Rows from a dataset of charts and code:
---+---
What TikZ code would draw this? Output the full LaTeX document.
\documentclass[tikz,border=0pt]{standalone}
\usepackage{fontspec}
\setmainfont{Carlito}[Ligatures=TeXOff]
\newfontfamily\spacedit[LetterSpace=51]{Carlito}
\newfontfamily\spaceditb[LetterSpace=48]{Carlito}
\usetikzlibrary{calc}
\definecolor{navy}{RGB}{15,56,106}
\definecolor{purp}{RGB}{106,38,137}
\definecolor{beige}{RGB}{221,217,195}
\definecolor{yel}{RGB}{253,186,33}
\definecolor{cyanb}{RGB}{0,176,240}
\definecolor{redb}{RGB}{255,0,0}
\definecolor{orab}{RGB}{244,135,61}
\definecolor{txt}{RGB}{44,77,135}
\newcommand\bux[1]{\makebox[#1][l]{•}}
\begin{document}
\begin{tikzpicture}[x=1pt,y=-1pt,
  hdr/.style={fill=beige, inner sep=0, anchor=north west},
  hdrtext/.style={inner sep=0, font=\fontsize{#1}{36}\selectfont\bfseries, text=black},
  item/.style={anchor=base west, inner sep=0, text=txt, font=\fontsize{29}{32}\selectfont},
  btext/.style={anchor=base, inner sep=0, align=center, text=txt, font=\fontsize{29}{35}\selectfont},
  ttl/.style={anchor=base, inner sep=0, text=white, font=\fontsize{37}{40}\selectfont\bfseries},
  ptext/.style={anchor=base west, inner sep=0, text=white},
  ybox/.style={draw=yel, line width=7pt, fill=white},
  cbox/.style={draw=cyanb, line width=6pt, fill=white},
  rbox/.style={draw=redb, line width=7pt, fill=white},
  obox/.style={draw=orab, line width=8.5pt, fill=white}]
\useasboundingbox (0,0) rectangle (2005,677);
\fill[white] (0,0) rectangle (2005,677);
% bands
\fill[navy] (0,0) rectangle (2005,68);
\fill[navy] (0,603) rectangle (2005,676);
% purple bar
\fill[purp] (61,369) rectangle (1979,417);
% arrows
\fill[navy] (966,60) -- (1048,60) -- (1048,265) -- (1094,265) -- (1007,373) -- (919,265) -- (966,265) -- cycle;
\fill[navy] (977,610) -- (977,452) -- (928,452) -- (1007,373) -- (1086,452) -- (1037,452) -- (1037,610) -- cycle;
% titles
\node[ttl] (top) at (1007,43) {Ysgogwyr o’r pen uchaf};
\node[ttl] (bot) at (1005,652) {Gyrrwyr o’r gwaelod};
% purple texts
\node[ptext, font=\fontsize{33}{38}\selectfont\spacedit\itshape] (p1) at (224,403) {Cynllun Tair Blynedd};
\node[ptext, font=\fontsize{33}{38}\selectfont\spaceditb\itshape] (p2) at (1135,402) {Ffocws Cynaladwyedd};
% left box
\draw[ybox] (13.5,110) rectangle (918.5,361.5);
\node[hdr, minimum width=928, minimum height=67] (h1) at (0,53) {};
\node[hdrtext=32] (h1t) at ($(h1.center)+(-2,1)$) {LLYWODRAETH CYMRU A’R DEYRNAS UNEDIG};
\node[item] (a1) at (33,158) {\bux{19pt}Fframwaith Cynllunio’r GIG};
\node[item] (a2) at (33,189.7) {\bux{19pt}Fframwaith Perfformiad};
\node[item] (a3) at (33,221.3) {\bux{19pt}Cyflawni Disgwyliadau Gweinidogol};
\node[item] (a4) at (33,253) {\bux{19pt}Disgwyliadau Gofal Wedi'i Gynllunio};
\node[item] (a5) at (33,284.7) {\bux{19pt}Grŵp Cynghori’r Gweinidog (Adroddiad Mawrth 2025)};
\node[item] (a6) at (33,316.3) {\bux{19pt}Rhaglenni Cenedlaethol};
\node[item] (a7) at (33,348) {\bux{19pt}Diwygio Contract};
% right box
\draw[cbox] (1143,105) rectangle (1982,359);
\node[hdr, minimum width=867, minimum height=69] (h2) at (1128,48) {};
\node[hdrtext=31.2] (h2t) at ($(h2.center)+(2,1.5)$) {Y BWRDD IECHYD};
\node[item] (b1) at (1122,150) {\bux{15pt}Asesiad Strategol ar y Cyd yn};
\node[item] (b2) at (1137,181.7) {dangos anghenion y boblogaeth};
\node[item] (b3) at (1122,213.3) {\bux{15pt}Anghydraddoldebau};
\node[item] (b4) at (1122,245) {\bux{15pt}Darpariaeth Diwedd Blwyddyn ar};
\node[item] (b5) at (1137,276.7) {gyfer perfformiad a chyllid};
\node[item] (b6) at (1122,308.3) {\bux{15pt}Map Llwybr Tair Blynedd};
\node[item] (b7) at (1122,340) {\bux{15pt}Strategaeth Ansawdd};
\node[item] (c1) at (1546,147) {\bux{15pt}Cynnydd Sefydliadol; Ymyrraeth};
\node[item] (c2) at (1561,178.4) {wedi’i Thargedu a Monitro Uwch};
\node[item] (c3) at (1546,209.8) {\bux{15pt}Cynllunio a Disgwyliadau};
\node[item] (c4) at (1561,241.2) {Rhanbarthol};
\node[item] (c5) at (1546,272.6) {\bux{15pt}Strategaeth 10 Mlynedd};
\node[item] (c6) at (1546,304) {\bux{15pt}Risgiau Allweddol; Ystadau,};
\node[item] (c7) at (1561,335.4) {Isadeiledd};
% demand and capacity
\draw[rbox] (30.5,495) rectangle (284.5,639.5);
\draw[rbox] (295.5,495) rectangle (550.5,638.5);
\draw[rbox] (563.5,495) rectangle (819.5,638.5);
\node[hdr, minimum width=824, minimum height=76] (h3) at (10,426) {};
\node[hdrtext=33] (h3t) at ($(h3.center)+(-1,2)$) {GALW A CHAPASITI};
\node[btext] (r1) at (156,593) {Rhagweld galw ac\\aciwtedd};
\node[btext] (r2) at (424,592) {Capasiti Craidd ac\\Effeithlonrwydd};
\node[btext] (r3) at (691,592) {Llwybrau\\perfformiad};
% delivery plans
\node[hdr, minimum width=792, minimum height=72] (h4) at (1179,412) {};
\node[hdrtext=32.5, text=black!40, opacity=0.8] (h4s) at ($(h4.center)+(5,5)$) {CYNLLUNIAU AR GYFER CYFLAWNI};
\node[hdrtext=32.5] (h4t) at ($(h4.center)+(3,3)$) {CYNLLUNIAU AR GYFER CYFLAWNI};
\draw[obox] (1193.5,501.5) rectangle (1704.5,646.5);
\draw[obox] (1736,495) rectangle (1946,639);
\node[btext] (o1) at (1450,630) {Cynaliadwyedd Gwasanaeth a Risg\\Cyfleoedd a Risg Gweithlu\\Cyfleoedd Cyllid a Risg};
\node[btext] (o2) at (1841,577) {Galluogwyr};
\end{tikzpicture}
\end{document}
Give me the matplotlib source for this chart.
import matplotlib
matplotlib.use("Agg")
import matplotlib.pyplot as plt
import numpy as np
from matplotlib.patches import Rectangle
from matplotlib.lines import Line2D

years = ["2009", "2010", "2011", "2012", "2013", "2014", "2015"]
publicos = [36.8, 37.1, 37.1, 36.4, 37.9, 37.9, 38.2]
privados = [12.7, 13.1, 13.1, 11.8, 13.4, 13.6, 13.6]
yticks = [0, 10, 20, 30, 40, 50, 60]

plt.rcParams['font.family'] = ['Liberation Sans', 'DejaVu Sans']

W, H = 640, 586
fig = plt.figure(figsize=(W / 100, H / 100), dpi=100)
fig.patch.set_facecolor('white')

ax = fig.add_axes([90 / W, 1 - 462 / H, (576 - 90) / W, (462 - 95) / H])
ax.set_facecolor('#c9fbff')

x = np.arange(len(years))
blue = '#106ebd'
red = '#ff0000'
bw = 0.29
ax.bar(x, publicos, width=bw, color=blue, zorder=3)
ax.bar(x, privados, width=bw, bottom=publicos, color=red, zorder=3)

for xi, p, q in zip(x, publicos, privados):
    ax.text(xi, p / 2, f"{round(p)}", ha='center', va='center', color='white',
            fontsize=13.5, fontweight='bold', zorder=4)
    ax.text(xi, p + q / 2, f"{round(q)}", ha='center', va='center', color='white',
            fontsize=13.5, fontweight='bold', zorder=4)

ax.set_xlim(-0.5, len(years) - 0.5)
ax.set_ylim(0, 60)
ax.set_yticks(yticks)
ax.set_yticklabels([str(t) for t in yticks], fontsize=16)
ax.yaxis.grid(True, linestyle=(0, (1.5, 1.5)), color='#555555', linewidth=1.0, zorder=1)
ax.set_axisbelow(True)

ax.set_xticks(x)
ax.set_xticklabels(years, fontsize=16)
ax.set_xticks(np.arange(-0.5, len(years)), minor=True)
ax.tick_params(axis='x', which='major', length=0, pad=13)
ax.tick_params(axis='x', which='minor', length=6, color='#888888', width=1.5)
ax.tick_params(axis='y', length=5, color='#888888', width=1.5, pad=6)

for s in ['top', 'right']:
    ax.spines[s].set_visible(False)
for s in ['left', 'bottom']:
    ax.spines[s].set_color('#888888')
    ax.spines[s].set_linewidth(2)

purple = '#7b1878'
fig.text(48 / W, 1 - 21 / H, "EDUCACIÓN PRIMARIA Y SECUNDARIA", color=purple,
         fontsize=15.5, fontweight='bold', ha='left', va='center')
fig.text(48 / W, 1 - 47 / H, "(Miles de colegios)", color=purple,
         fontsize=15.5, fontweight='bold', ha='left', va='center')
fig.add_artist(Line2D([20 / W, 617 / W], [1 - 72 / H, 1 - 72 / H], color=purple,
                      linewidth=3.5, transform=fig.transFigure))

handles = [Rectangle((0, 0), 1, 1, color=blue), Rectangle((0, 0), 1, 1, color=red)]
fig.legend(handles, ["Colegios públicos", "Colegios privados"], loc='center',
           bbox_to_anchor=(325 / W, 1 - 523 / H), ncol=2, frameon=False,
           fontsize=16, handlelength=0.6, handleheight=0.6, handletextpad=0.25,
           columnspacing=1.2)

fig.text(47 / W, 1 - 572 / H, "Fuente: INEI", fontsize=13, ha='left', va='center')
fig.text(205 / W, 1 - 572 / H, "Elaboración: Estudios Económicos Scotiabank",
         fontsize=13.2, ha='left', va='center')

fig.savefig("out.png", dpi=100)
---+---
Your goal:
Identify every line above that includes the word "draw", and show those lines.

Answer to this task:
What TikZ code would draw this? Output the full LaTeX document.
  ybox/.style={draw=yel, line width=7pt, fill=white},
  cbox/.style={draw=cyanb, line width=6pt, fill=white},
  rbox/.style={draw=redb, line width=7pt, fill=white},
  obox/.style={draw=orab, line width=8.5pt, fill=white}]
\draw[ybox] (13.5,110) rectangle (918.5,361.5);
\draw[cbox] (1143,105) rectangle (1982,359);
\draw[rbox] (30.5,495) rectangle (284.5,639.5);
\draw[rbox] (295.5,495) rectangle (550.5,638.5);
\draw[rbox] (563.5,495) rectangle (819.5,638.5);
\draw[obox] (1193.5,501.5) rectangle (1704.5,646.5);
\draw[obox] (1736,495) rectangle (1946,639);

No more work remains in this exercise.